HERSHEY, Pa., Sept. 1 (UPI) — Men who complain of chronic insomnia and who sleep less than 6 hours a night have an increased risk of dying, U.S. researchers say.
Principal investigator Dr. Alexandros Vgontzas at Pennsylvania State College of Medicine and Hershey Medical Center in Hershey, Pa., and colleagues had 1,000 women with a mean age of 47 years, and 741 men with an average age of 50, provide a comprehensive sleep histories in which insomnia was defined as a complaint lasting at least one year. Each participant also received a physical exam and had sleep evaluated in a sleep laboratory where sleep duration was measured objectively by polysomnography.
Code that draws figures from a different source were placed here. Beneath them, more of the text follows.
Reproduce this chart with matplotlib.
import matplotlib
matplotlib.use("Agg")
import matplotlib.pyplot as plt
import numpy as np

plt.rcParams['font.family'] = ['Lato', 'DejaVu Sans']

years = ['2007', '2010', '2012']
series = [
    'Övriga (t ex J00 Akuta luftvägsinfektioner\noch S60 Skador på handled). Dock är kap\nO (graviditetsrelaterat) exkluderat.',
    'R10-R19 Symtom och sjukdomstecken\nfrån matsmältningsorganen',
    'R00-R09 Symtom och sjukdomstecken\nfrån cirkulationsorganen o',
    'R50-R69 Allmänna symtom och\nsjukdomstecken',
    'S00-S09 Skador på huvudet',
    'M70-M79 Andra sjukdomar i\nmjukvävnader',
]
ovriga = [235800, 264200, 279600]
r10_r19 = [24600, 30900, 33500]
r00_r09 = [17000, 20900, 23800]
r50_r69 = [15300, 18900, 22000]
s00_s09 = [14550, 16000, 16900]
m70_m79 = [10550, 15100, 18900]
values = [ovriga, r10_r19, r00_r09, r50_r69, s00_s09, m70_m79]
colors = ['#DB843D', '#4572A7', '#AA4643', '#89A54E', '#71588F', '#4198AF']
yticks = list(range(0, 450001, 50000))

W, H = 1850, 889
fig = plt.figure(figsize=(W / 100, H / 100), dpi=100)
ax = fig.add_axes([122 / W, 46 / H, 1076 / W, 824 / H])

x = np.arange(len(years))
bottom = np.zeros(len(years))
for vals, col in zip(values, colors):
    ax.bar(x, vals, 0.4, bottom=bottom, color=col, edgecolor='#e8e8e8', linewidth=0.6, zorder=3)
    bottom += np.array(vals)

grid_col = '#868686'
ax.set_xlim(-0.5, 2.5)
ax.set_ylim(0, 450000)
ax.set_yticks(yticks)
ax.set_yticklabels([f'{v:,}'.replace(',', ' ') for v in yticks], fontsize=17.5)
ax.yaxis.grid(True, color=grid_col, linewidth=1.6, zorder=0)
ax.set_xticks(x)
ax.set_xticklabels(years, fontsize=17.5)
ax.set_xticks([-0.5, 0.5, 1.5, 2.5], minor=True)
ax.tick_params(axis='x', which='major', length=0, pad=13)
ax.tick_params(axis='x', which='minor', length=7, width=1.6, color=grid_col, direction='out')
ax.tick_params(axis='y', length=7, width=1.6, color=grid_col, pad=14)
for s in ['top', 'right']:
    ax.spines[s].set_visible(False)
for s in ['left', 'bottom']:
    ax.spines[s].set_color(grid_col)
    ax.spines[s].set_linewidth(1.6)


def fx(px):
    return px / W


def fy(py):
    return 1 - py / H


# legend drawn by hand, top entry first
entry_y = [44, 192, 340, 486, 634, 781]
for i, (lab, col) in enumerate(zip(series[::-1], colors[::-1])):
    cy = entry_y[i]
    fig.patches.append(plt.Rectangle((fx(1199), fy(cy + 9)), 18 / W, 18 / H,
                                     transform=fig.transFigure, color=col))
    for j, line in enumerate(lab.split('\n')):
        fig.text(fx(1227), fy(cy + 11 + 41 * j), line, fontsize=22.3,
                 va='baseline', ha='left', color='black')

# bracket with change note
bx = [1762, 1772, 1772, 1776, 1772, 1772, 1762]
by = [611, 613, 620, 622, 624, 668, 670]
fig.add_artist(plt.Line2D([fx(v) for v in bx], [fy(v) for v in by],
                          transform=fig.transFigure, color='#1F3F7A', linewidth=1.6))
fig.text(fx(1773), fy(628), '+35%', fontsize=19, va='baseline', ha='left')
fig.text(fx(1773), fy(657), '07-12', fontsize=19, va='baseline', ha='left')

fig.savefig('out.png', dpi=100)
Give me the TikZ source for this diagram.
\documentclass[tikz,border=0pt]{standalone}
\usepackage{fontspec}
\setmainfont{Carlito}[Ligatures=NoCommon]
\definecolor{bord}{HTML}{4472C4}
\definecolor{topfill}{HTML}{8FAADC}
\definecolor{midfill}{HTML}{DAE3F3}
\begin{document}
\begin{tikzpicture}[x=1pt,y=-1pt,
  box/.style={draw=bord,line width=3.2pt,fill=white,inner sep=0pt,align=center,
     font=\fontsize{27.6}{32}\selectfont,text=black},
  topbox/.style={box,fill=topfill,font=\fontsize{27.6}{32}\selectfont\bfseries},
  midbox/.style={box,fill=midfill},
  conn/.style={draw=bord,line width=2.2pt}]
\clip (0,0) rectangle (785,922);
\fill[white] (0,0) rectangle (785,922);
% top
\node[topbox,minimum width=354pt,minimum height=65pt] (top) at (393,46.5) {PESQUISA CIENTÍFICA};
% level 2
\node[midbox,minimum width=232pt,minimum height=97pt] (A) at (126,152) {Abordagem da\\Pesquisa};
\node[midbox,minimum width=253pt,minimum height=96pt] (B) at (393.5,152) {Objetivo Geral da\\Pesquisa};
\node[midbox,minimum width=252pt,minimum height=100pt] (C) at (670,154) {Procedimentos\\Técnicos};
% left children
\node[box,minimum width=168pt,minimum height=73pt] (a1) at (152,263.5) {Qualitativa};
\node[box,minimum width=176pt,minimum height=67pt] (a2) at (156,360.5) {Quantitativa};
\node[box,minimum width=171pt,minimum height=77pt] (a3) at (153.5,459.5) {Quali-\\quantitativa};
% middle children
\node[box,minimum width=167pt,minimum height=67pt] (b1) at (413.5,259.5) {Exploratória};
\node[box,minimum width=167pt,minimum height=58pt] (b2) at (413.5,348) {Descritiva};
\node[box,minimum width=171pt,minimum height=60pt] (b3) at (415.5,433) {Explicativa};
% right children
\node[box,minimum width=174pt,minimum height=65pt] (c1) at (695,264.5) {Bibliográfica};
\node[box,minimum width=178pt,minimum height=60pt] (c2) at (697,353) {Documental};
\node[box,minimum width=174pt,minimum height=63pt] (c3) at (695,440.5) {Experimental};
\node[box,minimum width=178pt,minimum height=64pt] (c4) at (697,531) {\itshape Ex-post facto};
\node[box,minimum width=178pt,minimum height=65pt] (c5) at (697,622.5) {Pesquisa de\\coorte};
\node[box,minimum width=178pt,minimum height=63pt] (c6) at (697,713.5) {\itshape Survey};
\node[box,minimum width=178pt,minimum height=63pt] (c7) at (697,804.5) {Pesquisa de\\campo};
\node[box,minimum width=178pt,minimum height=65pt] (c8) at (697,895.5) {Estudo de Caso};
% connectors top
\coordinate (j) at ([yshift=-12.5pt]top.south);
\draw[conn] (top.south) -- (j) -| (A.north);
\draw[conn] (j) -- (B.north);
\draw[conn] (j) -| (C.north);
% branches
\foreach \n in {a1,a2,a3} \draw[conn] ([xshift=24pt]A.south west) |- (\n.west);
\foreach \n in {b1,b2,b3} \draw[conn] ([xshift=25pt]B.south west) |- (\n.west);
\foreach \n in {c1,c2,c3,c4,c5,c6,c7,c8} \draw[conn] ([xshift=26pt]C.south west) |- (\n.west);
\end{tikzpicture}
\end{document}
The study, published in the journal Sleep, finds compared to men without insomnia who slept for 6 hours or more, men with chronic insomnia who slept for less than 6 hours were four times more likely to die during the 14-year follow-up period — after factoring in for body mass index, smoking, alcohol, depression and obstructive sleep apnea.
“Until now no study has demonstrated that insomnia is associated with mortality,” Vgontzas says in a statement. “Our different results are based on our novel approach to define insomnia both on a subjective complaint and the objective physiological marker of short sleep duration measured in the sleep lab.”